La Réalité appartient à Dieu seul. À ce propos on a déclamé ces vers : « Les degrés, grâce à la Réalité, deviennent Les réalités essentielles de l’invisible et du visible. Mais en cela il n’y a que la Réalité À apparaître ; tout le reste est évanescent. »
C’est donc comme si le Prophète avait dit à Abû Sa‘îd : celui dont tu dis qu’il est l’Envoyé d’Allâh, et dont l’amour de Dieu te distrait, n’est pas quelque chose de différent d’Allâh ; c’est la Réalité identique. L’Envoyé est le degré de la manifestation de Dieu, et ce degré est l’intermédiaire et la racine de la multiplicité des manifestations ; il en est la source et la substance.
Abd-el Kader
Notes :
1 – Les Qualités divines sont classées selon trois grandes catégories se rapportant aux Noms de Beauté, de Majesté, et de Perfection. Dans son Kitâb içtilâhât aç-Çûfiyyah, le Livre des Définitions techniques des Soufis, Ibn ‘Arabî donne ces trois indications : « La Beauté : ce sont les qualifications de Miséricorde et de Bienveillance de la Fonction divine ; la Majesté : ce sont les qualifications du Pouvoir réducteur de la Fonction divine ; la Perfection : c’est le fait de transcender les Attributs et leurs effets. » Selon le Shaykh al-Akbar, la Majesté « ne se révèle jamais (on comprend que cette notion coïncide exactement avec celles d’Infini et d’Absolu) » (La Parure des Abdâl, note de Michel Vâlsan, p. 32, Éd. de l’Œuvre-Archè, 1992).

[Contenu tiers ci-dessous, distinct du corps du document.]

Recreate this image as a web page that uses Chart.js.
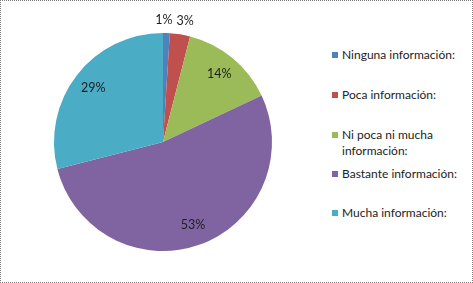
<!DOCTYPE html>
<html>
<head>
<meta charset="utf-8">
<script src="https://cdn.jsdelivr.net/npm/chart.js@4.4.1/dist/chart.umd.min.js"></script>
<style>
  html, body { margin: 0; padding: 0; background: #fff; }
  #wrap { position: relative; width: 473px; height: 283px; box-sizing: border-box; border: 1px dotted #7a7a7a; overflow: hidden; }
  #pieBox { position: absolute; left: -1px; top: -1px; width: 330px; height: 283px; }
  #legend { position: absolute; left: 0; top: 0; font-family: Lato, "Liberation Sans", sans-serif; font-size: 12px; color: #222; }
  .item { position: absolute; left: 341px; line-height: 16px; white-space: nowrap; }
  .item .sw { position: absolute; left: -10px; top: 5px; width: 6px; height: 6px; }
</style>
</head>
<body>
<div id="wrap">
  <div id="pieBox"><canvas id="pie"></canvas></div>
  <div id="legend"></div>
</div>
<script>
// Data
const categories = ['Ninguna información:', 'Poca información:', 'Ni poca ni mucha información:', 'Bastante información:', 'Mucha información:'];
const legendLines = [['Ninguna información:'], ['Poca información:'], ['Ni poca ni mucha', 'información:'], ['Bastante información:'], ['Mucha información:']];
const percentages = [1, 3, 14, 53, 29];
const sliceColors = ['#4F81BD', '#C0504D', '#9BBB59', '#8064A2', '#4BACC6'];

// percent labels drawn on / next to each slice
const sliceLabels = {
  id: 'sliceLabels',
  afterDatasetsDraw(chart) {
    const ctx = chart.ctx;
    const meta = chart.getDatasetMeta(0);
    ctx.save();
    ctx.font = '12.5px Lato, "Liberation Sans", sans-serif';
    ctx.fillStyle = '#1e1e1e';
    ctx.textAlign = 'center';
    ctx.textBaseline = 'middle';
    const labels = meta.data.map((arc, i) => {
      const p = arc.getProps(['x', 'y', 'startAngle', 'endAngle', 'outerRadius'], true);
      const mid = (p.startAngle + p.endAngle) / 2;
      const txt = percentages[i] + '%';
      const outside = percentages[i] < 5;
      const r = outside ? p.outerRadius * 1.12 : p.outerRadius * 0.81;
      return { txt, outside, w: ctx.measureText(txt).width, x: p.x + Math.cos(mid) * r, y: p.y + Math.sin(mid) * r };
    });
    // push overlapping outside labels apart, splitting the shift
    const outs = labels.filter(l => l.outside);
    for (let k = 1; k < outs.length; k++) {
      const a = outs[k - 1], b = outs[k];
      const need = (a.w + b.w) / 2 + 4 - (b.x - a.x);
      if (need > 0) { a.x -= need / 2; b.x += need / 2; }
    }
    labels.forEach(l => ctx.fillText(l.txt, l.x, l.y));
    ctx.restore();
  }
};

new Chart(document.getElementById('pie').getContext('2d'), {
  type: 'pie',
  data: {
    labels: categories,
    datasets: [{
      data: percentages,
      backgroundColor: sliceColors,
      borderWidth: 0
    }]
  },
  options: {
    responsive: true,
    maintainAspectRatio: false,
    animation: false,
    layout: { padding: { top: 33, bottom: 32, left: 54, right: 58 } },
    plugins: { legend: { display: false }, tooltip: { enabled: false } }
  },
  plugins: [sliceLabels]
});

// legend on the right
const legendTops = [46, 86, 126, 165, 204];
const legendEl = document.getElementById('legend');
legendLines.forEach((lines, i) => {
  const d = document.createElement('div');
  d.className = 'item';
  d.style.top = legendTops[i] + 'px';
  d.innerHTML = `<span class="sw" style="background:${sliceColors[i]}"></span>${lines.join('<br>')}`;
  legendEl.appendChild(d);
});
</script>
</body>
</html>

2 – Ibn ‘Arabî précise que « l’intimité est l’effet produit par la contemplation de l’aspect de majesté de la Beauté » (La Parure des Abdâl, note de Michel Vâlsan, p. 32).
3 – L’un des compilateurs de Traditions qui fait autorité (824-892).
4 – Al-Hâkim An-Naysâbûrî (de Nichapour ; 933-1014), célèbre compilateur de Traditions.
5 – Il s’agit d’une vision à l’état de veille, car Abû Sa‘îd est mort en 899.
6 – « Mahabbatu Llâhi mahabbatî ! » On peut comprendre cette réplique de deux manières. La première, la plus évidente, correspond à notre traduction, et revient à affirmer que si l’on aime Allâh, on aime l’Envoyé par là-même. La seconde correspondrait à la traduction suivante : « L’Amour d’Allâh, c’est mon amour », dans le sens où celui qui aime Allâh aime comme l’Envoyé aime Allâh, ou aime ce que l’Envoyé aime. Ces interprétations se réfèrent à deux points de vue qui ne sont aucunement contradictoires.
7 – Nous suivons ici le manuscrit.
8 – Rappelons que la notion de “forme” doit être entendue dans un sens qualitatif lorsqu’elle est appliquée au-delà de l’état grossier et de l’état subtil.